— Begin Dataset extract —

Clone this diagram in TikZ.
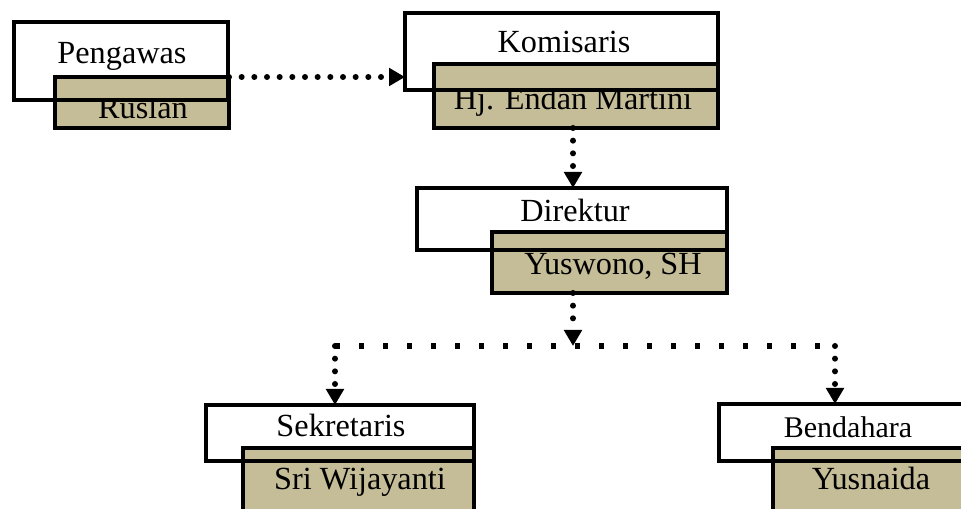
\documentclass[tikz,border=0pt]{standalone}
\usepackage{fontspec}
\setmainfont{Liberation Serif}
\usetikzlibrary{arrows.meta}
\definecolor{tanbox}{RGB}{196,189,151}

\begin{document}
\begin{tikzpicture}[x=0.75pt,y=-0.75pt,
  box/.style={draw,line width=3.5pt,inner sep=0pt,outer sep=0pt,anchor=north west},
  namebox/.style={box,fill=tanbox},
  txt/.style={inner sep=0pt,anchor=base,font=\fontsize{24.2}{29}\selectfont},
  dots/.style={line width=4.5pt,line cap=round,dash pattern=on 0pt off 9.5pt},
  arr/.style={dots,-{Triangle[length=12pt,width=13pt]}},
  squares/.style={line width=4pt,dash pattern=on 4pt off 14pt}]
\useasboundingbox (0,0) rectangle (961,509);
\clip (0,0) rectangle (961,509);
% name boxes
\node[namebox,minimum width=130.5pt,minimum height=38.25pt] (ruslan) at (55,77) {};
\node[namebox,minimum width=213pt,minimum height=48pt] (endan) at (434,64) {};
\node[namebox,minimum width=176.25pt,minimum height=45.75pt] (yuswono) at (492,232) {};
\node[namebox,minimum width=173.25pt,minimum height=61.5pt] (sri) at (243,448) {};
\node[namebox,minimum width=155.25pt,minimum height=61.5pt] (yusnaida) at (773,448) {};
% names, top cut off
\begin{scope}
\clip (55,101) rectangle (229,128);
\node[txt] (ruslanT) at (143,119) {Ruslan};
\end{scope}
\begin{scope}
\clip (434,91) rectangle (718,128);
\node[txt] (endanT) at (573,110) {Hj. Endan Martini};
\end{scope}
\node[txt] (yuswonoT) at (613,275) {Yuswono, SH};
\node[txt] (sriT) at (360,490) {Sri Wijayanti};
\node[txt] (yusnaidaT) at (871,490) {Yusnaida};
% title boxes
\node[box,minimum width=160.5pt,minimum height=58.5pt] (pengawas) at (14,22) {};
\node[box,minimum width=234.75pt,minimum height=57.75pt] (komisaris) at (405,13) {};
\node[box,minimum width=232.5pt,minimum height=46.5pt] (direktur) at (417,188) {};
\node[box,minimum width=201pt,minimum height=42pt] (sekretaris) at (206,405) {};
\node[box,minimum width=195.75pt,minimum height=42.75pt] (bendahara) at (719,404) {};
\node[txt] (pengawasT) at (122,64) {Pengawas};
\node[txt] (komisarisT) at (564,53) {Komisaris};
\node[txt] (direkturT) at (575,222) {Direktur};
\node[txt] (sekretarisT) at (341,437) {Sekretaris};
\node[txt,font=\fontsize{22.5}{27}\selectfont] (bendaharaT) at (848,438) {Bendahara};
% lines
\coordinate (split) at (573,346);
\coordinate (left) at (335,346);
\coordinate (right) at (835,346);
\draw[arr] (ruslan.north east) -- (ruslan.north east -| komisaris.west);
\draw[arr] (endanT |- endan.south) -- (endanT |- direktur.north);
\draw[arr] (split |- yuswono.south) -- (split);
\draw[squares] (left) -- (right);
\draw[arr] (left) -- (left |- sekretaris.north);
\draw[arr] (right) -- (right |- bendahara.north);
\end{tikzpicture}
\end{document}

— End Dataset extract —

_Written request_.
Give every line back word for word and leave the pictures out.

_Solution for this problem_.
Clone this diagram in TikZ.
\documentclass[tikz,border=0pt]{standalone}
\usepackage{fontspec}
\setmainfont{Liberation Serif}
\usetikzlibrary{arrows.meta}
\definecolor{tanbox}{RGB}{196,189,151}

\begin{document}
\begin{tikzpicture}[x=0.75pt,y=-0.75pt,
  box/.style={draw,line width=3.5pt,inner sep=0pt,outer sep=0pt,anchor=north west},
  namebox/.style={box,fill=tanbox},
  txt/.style={inner sep=0pt,anchor=base,font=\fontsize{24.2}{29}\selectfont},
  dots/.style={line width=4.5pt,line cap=round,dash pattern=on 0pt off 9.5pt},
  arr/.style={dots,-{Triangle[length=12pt,width=13pt]}},
  squares/.style={line width=4pt,dash pattern=on 4pt off 14pt}]
\useasboundingbox (0,0) rectangle (961,509);
\clip (0,0) rectangle (961,509);
% name boxes
\node[namebox,minimum width=130.5pt,minimum height=38.25pt] (ruslan) at (55,77) {};
\node[namebox,minimum width=213pt,minimum height=48pt] (endan) at (434,64) {};
\node[namebox,minimum width=176.25pt,minimum height=45.75pt] (yuswono) at (492,232) {};
\node[namebox,minimum width=173.25pt,minimum height=61.5pt] (sri) at (243,448) {};
\node[namebox,minimum width=155.25pt,minimum height=61.5pt] (yusnaida) at (773,448) {};
% names, top cut off
\begin{scope}
\clip (55,101) rectangle (229,128);
\node[txt] (ruslanT) at (143,119) {Ruslan};
\end{scope}
\begin{scope}
\clip (434,91) rectangle (718,128);
\node[txt] (endanT) at (573,110) {Hj. Endan Martini};
\end{scope}
\node[txt] (yuswonoT) at (613,275) {Yuswono, SH};
\node[txt] (sriT) at (360,490) {Sri Wijayanti};
\node[txt] (yusnaidaT) at (871,490) {Yusnaida};
% title boxes
\node[box,minimum width=160.5pt,minimum height=58.5pt] (pengawas) at (14,22) {};
\node[box,minimum width=234.75pt,minimum height=57.75pt] (komisaris) at (405,13) {};
\node[box,minimum width=232.5pt,minimum height=46.5pt] (direktur) at (417,188) {};
\node[box,minimum width=201pt,minimum height=42pt] (sekretaris) at (206,405) {};
\node[box,minimum width=195.75pt,minimum height=42.75pt] (bendahara) at (719,404) {};
\node[txt] (pengawasT) at (122,64) {Pengawas};
\node[txt] (komisarisT) at (564,53) {Komisaris};
\node[txt] (direkturT) at (575,222) {Direktur};
\node[txt] (sekretarisT) at (341,437) {Sekretaris};
\node[txt,font=\fontsize{22.5}{27}\selectfont] (bendaharaT) at (848,438) {Bendahara};
% lines
\coordinate (split) at (573,346);
\coordinate (left) at (335,346);
\coordinate (right) at (835,346);
\draw[arr] (ruslan.north east) -- (ruslan.north east -| komisaris.west);
\draw[arr] (endanT |- endan.south) -- (endanT |- direktur.north);
\draw[arr] (split |- yuswono.south) -- (split);
\draw[squares] (left) -- (right);
\draw[arr] (left) -- (left |- sekretaris.north);
\draw[arr] (right) -- (right |- bendahara.north);
\end{tikzpicture}
\end{document}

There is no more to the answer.